Given problem
Write out the opening lines of the data word for word, up to and including the line with "left += vals", and leave every picture and every later line out.

Available data

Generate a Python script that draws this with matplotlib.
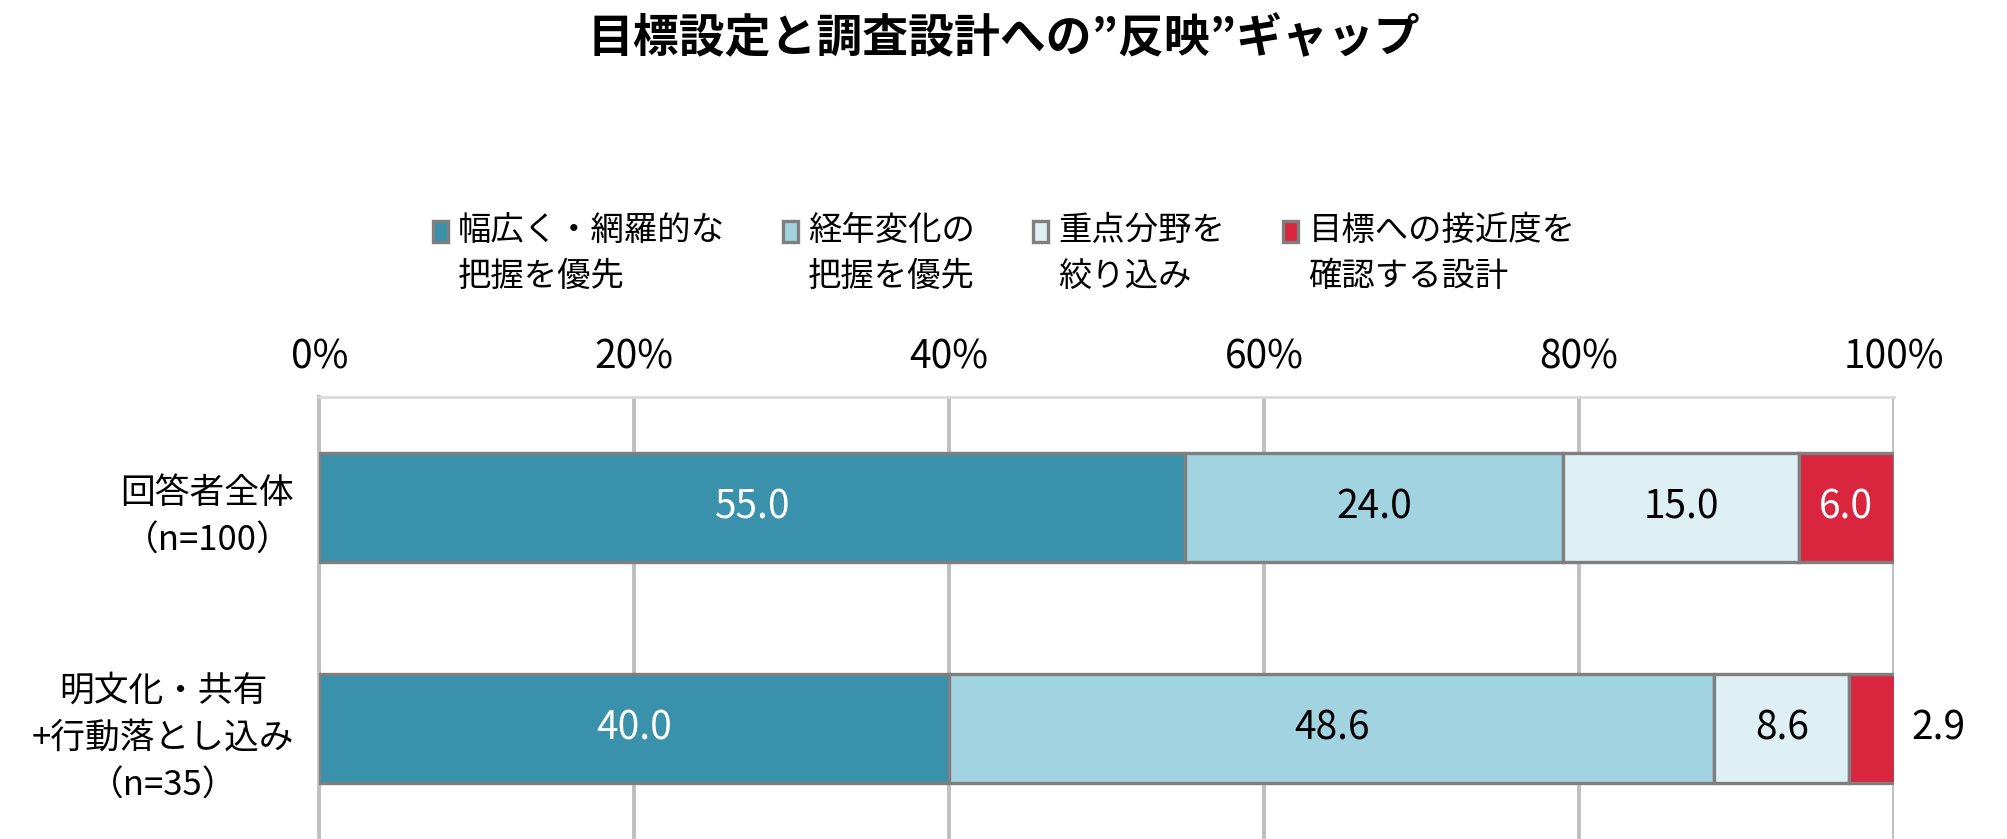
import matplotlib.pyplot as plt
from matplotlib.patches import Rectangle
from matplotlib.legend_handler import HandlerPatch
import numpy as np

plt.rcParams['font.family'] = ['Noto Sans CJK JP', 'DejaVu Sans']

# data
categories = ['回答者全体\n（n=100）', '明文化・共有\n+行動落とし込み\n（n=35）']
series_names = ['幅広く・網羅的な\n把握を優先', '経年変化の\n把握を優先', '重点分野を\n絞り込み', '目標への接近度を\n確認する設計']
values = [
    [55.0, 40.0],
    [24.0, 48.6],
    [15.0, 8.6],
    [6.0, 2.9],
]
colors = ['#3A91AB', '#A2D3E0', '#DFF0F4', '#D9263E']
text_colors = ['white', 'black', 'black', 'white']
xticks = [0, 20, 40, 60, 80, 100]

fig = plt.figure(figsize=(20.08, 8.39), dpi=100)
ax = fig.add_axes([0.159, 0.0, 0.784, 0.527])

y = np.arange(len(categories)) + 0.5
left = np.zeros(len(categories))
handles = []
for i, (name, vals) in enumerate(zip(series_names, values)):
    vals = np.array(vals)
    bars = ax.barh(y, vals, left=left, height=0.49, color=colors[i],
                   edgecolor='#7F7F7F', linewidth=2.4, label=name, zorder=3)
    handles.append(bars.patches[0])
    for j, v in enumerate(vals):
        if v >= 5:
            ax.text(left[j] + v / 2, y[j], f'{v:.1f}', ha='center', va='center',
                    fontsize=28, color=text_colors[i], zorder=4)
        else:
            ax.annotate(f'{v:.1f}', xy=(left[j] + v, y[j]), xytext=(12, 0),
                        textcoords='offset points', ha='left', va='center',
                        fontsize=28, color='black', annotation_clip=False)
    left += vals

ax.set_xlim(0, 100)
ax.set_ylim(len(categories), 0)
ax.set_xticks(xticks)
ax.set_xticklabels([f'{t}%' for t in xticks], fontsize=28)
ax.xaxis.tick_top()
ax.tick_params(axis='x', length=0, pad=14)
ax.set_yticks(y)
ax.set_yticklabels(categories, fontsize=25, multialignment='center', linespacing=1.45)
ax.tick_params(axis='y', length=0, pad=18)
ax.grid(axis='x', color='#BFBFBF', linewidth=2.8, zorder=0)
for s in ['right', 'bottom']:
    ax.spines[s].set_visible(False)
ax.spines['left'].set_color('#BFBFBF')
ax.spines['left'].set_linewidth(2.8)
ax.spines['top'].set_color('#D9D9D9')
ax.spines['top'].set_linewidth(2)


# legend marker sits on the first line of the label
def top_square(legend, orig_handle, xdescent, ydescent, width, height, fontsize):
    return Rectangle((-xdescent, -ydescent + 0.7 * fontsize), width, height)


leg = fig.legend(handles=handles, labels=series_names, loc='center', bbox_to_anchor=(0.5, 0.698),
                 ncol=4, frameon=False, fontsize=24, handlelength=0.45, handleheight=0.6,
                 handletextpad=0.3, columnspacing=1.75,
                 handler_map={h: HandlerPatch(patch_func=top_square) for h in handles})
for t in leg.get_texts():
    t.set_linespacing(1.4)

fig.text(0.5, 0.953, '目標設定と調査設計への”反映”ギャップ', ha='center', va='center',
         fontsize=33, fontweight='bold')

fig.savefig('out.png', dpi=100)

Final result
Generate a Python script that draws this with matplotlib.
import matplotlib.pyplot as plt
from matplotlib.patches import Rectangle
from matplotlib.legend_handler import HandlerPatch
import numpy as np

plt.rcParams['font.family'] = ['Noto Sans CJK JP', 'DejaVu Sans']

# data
categories = ['回答者全体\n（n=100）', '明文化・共有\n+行動落とし込み\n（n=35）']
series_names = ['幅広く・網羅的な\n把握を優先', '経年変化の\n把握を優先', '重点分野を\n絞り込み', '目標への接近度を\n確認する設計']
values = [
    [55.0, 40.0],
    [24.0, 48.6],
    [15.0, 8.6],
    [6.0, 2.9],
]
colors = ['#3A91AB', '#A2D3E0', '#DFF0F4', '#D9263E']
text_colors = ['white', 'black', 'black', 'white']
xticks = [0, 20, 40, 60, 80, 100]

fig = plt.figure(figsize=(20.08, 8.39), dpi=100)
ax = fig.add_axes([0.159, 0.0, 0.784, 0.527])

y = np.arange(len(categories)) + 0.5
left = np.zeros(len(categories))
handles = []
for i, (name, vals) in enumerate(zip(series_names, values)):
    vals = np.array(vals)
    bars = ax.barh(y, vals, left=left, height=0.49, color=colors[i],
                   edgecolor='#7F7F7F', linewidth=2.4, label=name, zorder=3)
    handles.append(bars.patches[0])
    for j, v in enumerate(vals):
        if v >= 5:
            ax.text(left[j] + v / 2, y[j], f'{v:.1f}', ha='center', va='center',
                    fontsize=28, color=text_colors[i], zorder=4)
        else:
            ax.annotate(f'{v:.1f}', xy=(left[j] + v, y[j]), xytext=(12, 0),
                        textcoords='offset points', ha='left', va='center',
                        fontsize=28, color='black', annotation_clip=False)
    left += vals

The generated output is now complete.